My husband and I Me, okay, just me. I was planning a “not back to school” party for our kids and a few other families that have recently jumped on the homeschool wagon. My husband was deep in the throes of his super busy season at work. Slip and slide construction was not at the top of his to-do list.
We are lucky enough to have a pool in our backyard, which is a great source of entertainment for a group of kids. By August some of the sparkle had worn off of the pool for my kids. I was searching for something to make this day a little special; to remind them that there are perks associated with homeschool. And really, just a last hurrah for the kind of fun you can only have in the summer.

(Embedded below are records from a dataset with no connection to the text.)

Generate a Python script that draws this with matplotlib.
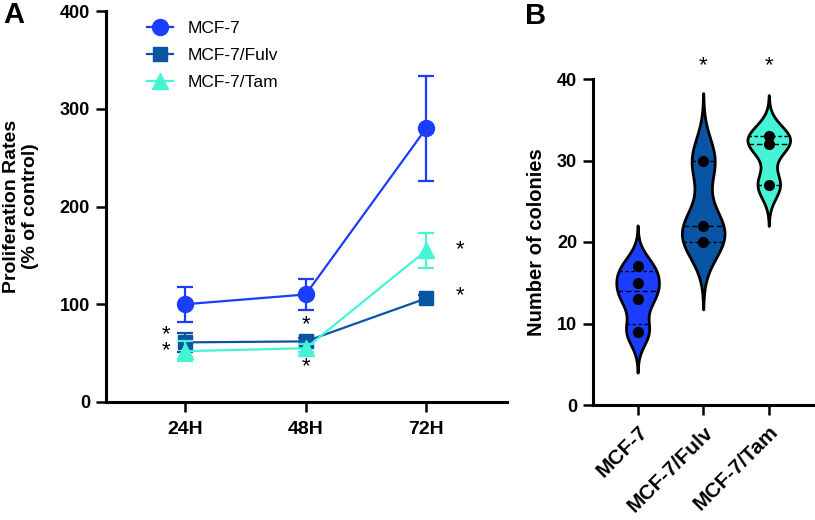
import numpy as np
import matplotlib
matplotlib.use("Agg")
import matplotlib.pyplot as plt

plt.rcParams['font.family'] = ['Liberation Sans', 'DejaVu Sans']

# ---------------- data ----------------
timepoints = ["24H", "48H", "72H"]
series_names = ["MCF-7", "MCF-7/Fulv", "MCF-7/Tam"]
mcf7_mean = [100, 110, 280]
mcf7_err = [18, 16, 54]
fulv_mean = [61, 62, 106]
fulv_err = [10, 3, 3]
tam_mean = [52, 55, 155]
tam_err = [10, 4, 18]

colony_groups = ["MCF-7", "MCF-7/Fulv", "MCF-7/Tam"]
colonies_mcf7 = [9, 13, 15, 17]
colonies_fulv = [20, 22, 30]
colonies_tam = [27, 32, 33]

# significance marks (x in category units, y value, text)
starsA_x = [-0.16, 1.0, 1.0, 2.28, 2.28]
starsA_y = [60.5, 79, 36, 156, 109]
starsA_txt = ["*\n*", "*", "*", "*", "*"]
starsB_groups = [1, 2]
starsB_y = [41.6, 41.6]

colors = ["#1a3dff", "#0a54a4", "#45f4d4"]

fig = plt.figure(figsize=(8.15, 5.2), dpi=100)

# ---------------- Panel A ----------------
axA = fig.add_axes([106/815, 118/520, (507-106)/815, (402-11)/520])
x = np.arange(len(timepoints))
means = [mcf7_mean, fulv_mean, tam_mean]
errs = [mcf7_err, fulv_err, tam_err]
markers = ["o", "s", "^"]
msizes = [11.5, 10, 11]
handles = []
for i in range(3):
    axA.errorbar(x, means[i], yerr=errs[i], fmt="none", ecolor=colors[i],
                 elinewidth=1.6, capsize=6, capthick=1.6, zorder=2 + i)
    h, = axA.plot(x, means[i], marker=markers[i], ms=msizes[i], color=colors[i],
                  lw=1.6, label=series_names[i], zorder=3 + i)
    handles.append(h)

for sx, sy, st in zip(starsA_x, starsA_y, starsA_txt):
    axA.text(sx, sy, st, ha="center", va="center", fontsize=16, color="black",
             linespacing=0.72)

axA.set_xlim(-0.656, 2.67)
axA.set_ylim(0, 400)
axA.set_xticks(x)
axA.set_xticklabels(timepoints)
axA.set_yticks([0, 100, 200, 300, 400])
axA.set_ylabel("Proliferation Rates\n(% of control)", fontsize=14, fontweight="bold",
               linespacing=1.15)
axA.yaxis.set_label_coords((39 - 106) / 401, 0.5)

leg = axA.legend(handles=handles, loc="upper left", bbox_to_anchor=(147/815, 1 - 21/520),
                 bbox_transform=fig.transFigure, frameon=False, fontsize=12.5,
                 handlelength=1.5, handletextpad=0.85, labelspacing=0.68, borderpad=0,
                 borderaxespad=0)

# ---------------- Panel B ----------------
axB = fig.add_axes([593/815, 115/520, (815-593)/815 - 0.002, (405-79)/520])
groups = [colonies_mcf7, colonies_fulv, colonies_tam]
stats = []
for vals in groups:
    v = np.asarray(vals, float)
    n = len(v)
    sd = v.std(ddof=1)
    q1, med, q3 = np.percentile(v, [25, 50, 75], method="weibull")
    iqr = (q3 - q1) / 1.34
    h = 0.72 * 0.9 * min(sd, iqr) * n ** (-0.2)
    coords = np.linspace(v.min() - 3.0 * h, v.max() + 3.0 * h, 400)
    dens = np.exp(-((coords[:, None] - v[None, :]) ** 2) / (2 * h * h)).sum(axis=1)
    stats.append(dict(coords=coords, vals=dens, mean=v.mean(), median=med,
                      min=v.min(), max=v.max(), q=(q1, med, q3)))

width = 0.65
parts = axB.violin(stats, positions=[0, 1, 2], widths=width,
                   showmeans=False, showextrema=False, showmedians=False)
for body, c in zip(parts["bodies"], colors):
    body.set_facecolor(c)
    body.set_edgecolor("black")
    body.set_linewidth(2.0)
    body.set_alpha(1)
    body.set_zorder(2)

for i, st in enumerate(stats):
    dmax = st["vals"].max()
    for j, qv in enumerate(st["q"]):
        hw = np.interp(qv, st["coords"], st["vals"]) / dmax * width / 2
        ls = (0, (4, 2)) if j == 1 else (0, (2.5, 1.8))
        axB.plot([i - hw, i + hw], [qv, qv], color="black", lw=1.0, ls=ls, zorder=3)
    axB.plot([i] * len(groups[i]), groups[i], "o", color="black", ms=7, zorder=4)

for g, sy in zip(starsB_groups, starsB_y):
    axB.text(g, sy, "*", ha="center", va="center", fontsize=16, color="black",
             clip_on=False)

axB.set_xlim(-0.68, 2.68)
axB.set_ylim(0, 40)
axB.set_yticks([0, 10, 20, 30, 40])
axB.set_xticks([0, 1, 2])
axB.set_xticklabels(colony_groups, rotation=45, ha="right", rotation_mode="anchor")
axB.set_ylabel("Number of colonies", fontsize=14.5, fontweight="bold")
axB.yaxis.set_label_coords((546 - 593) / 222, 0.5)

for ax in (axA, axB):
    for s in ("top", "right"):
        ax.spines[s].set_visible(False)
    for s in ("left", "bottom"):
        ax.spines[s].set_linewidth(2.2)
    ax.tick_params(axis="both", length=7.5, width=1.8, labelsize=13, direction="out")
    ax.tick_params(axis="y", pad=4)
    ax.tick_params(axis="x", pad=6)
    for lab in ax.get_xticklabels() + ax.get_yticklabels():
        lab.set_fontweight("bold")
axA.tick_params(axis="x", labelsize=14)
axB.tick_params(axis="x", labelsize=15, pad=5)

fig.text(14/815, 1 - 15/520, "A", fontsize=21, fontweight="bold", ha="center", va="center")
fig.text(536/815, 1 - 16/520, "B", fontsize=21, fontweight="bold", ha="center", va="center")

fig.savefig("out.png", dpi=100)
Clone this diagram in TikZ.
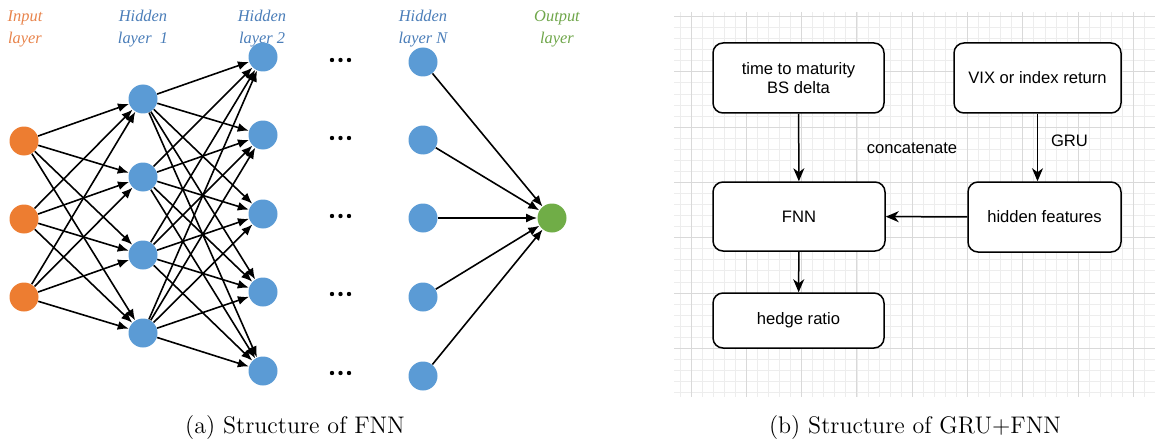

Enter my plans for a giant slip and slide somewhere on our super hilly acreage. I pinterested the crap out of slip and slide DIY plans. Most involved an assortment of pool noodles, gorilla tape, a 2 x 4 at the top and tent stakes that look like a precursor to an ER visit. The plans that looked least offensive/expensive I emailed to my husband. Um, no, not doing that.
Here is how to throw together a slip and slide that is easier, safer, and had fewer parts (Only three parts!) than any we saw online. Color me impressed.
Slip and slide materials list….
- a large roll of plastic- both of these are appropriate. The second is thicker than the first and more likely to last through multiple uses.
- pool weights that fill with water
- an old fashioned lawn sprinkler
- 3 Arm Water Sprinkler
The super simple directions….
The plans are so simple they almost explain themselves. Unroll your plastic. Lay the pool weights across the top and down either side & fill ’em up. We only used one at the top and one down each side. It was plenty of weight to hold the slip and slide in place, even when big kids were using it. There were no sharp stakes to tear at the plastic or hurt anyone. If your hill tilts one way or the other another weight or two along each side would help contain the water flow on the way down!!
We stopped the plastic before it got to the point that the hill meets the woods, hoping that the kids would slow down and stop there. They didn’t. They went flying off the plastic into
our yard a mud pit. Turns out the water and fast moving bodies eroded away all the cushiony grass and dirt and exposing a bed of sharp jagged rocks a few rough spots. Who knew?
There’s Always Next Time
Next time we will run the plastic to the end. You may end up needing something to stop them before you people go flying off the end like ours did. We added a not so pretty but very effective solution was two bales of straw covered with a sheet. Stopping that way is preferable to the rock bed, I say.
The best part is you can wash off, roll up, and save all of your materials for next summer.